There have been many campaigns in recent years to improve how capitalism works. Few, if any, have achieved the impact of the B Corp movement. Andrew Kassoy, one of its founders, died last week aged just 55. Having grown frustrated with the current version of capitalism during a brief career in private equity, Kassoy launched B Lab in 2006 with two friends to promote the B Corp, a type of for-profit company that has an explicit social and/or environmental purpose.
The idea has caught on, first in the US then globally, reflecting a growing desire for meaningful work and for making business a force for good. It has grown in tandem with a certification and measurement process to ensure firms are serious in pursuing their purpose, and the creation of new legal forms suited to purpose-driven businesses, such as the “benefit corporation” in America and the “public benefit company” in the UK, which limit pressure to make profit at the expense of the broader mission.
At the latest count, there are more than 9,900 certified B Corps around the world, in at least 160 industries across 105 countries, employing about one million workers. Britain boasts about a quarter of the global total, B Corp certifications having soared by around 40% here in the past year alone. Well-known examples include outdoor clothing maker Patagonia, the Body Shop, Ben & Jerry’s ice-cream, and chocolateer Tony’s Chocolonely.

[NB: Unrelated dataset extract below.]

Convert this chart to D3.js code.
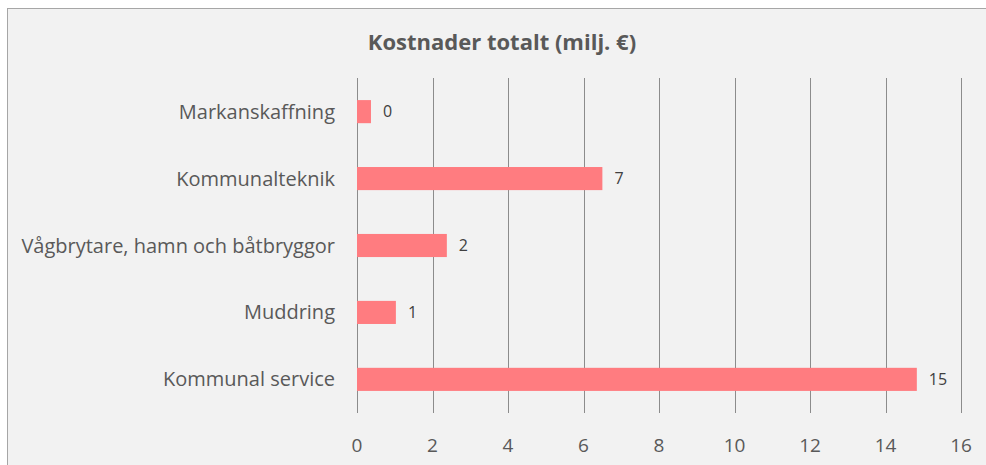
<!DOCTYPE html>
<html>
<head>
<meta charset="utf-8">
<script src="https://cdn.jsdelivr.net/npm/d3@7"></script>
<style>
  body { margin: 0; background: #fff; }
  svg { display: block; font-family: "Open Sans", Lato, sans-serif; }
</style>
</head>
<body>
<div id="chart"></div>
<script>
// Data
const categories = ['Markanskaffning', 'Kommunalteknik', 'Vågbrytare, hamn och båtbryggor', 'Muddring', 'Kommunal service'];
const values = [0.37, 6.5, 2.38, 1.03, 14.83];
const xTicks = [0, 2, 4, 6, 8, 10, 12, 14, 16];

const width = 986, height = 465;
const svg = d3.select('#chart').append('svg')
  .attr('width', width)
  .attr('height', height);

// chart box
svg.append('rect')
  .attr('x', 7.5).attr('y', 8.5)
  .attr('width', width).attr('height', height)
  .attr('fill', '#F2F2F2')
  .attr('stroke', '#A6A6A6')
  .attr('stroke-width', 1);

const plot = { left: 357, right: 961, top: 78, bottom: 413 };

const x = d3.scaleLinear().domain([0, 16]).range([plot.left, plot.right]);
const y = d3.scaleBand().domain(categories).range([plot.top, plot.bottom]).paddingInner(0.655).paddingOuter(0.33);

// Title
svg.append('text')
  .attr('x', 502).attr('y', 50)
  .attr('text-anchor', 'middle')
  .attr('font-size', 22)
  .attr('font-weight', 'bold')
  .attr('fill', '#595959')
  .text('Kostnader totalt (milj. €)');

// gridlines
svg.append('g').selectAll('line')
  .data(xTicks)
  .join('line')
  .attr('x1', d => Math.round(x(d)) + 0.5)
  .attr('x2', d => Math.round(x(d)) + 0.5)
  .attr('y1', plot.top)
  .attr('y2', plot.bottom)
  .attr('stroke', '#8C8C8C')
  .attr('stroke-width', 1);

// x tick labels
svg.append('g').selectAll('text')
  .data(xTicks)
  .join('text')
  .attr('x', d => x(d))
  .attr('y', 452)
  .attr('text-anchor', 'middle')
  .attr('font-size', 19)
  .attr('fill', '#595959')
  .text(d => d);

// bars
svg.append('g').selectAll('rect')
  .data(values)
  .join('rect')
  .attr('x', x(0))
  .attr('y', (d, i) => y(categories[i]))
  .attr('width', d => x(d) - x(0))
  .attr('height', y.bandwidth())
  .attr('fill', '#FF7C80');

// value labels
svg.append('g').selectAll('text')
  .data(values)
  .join('text')
  .attr('x', d => x(d) + 12)
  .attr('y', (d, i) => y(categories[i]) + y.bandwidth() / 2)
  .attr('dy', '0.35em')
  .attr('font-size', 16)
  .attr('fill', '#404040')
  .text(d => Math.round(d));

// category labels
svg.append('g').selectAll('text')
  .data(categories)
  .join('text')
  .attr('x', plot.left - 22)
  .attr('y', d => y(d) + y.bandwidth() / 2)
  .attr('dy', '0.35em')
  .attr('text-anchor', 'end')
  .attr('font-size', 20)
  .attr('fill', '#595959')
  .text(d => d);
</script>
</body>
</html>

Most B Corps are younger companies that will become more economically significant over time. That bodes well for the movement’s future. Around 50 B Corps are now stock exchange-listed public companies. Getting more big, established companies to follow the likes of French yoghurt giant Danone in embracing the B Corp model is the next frontier, if our system of capitalism is to be transformed from what Kassoy described as “careless” to one built on genuine care for employees, customers, communities, nature, supply chains and society as a whole.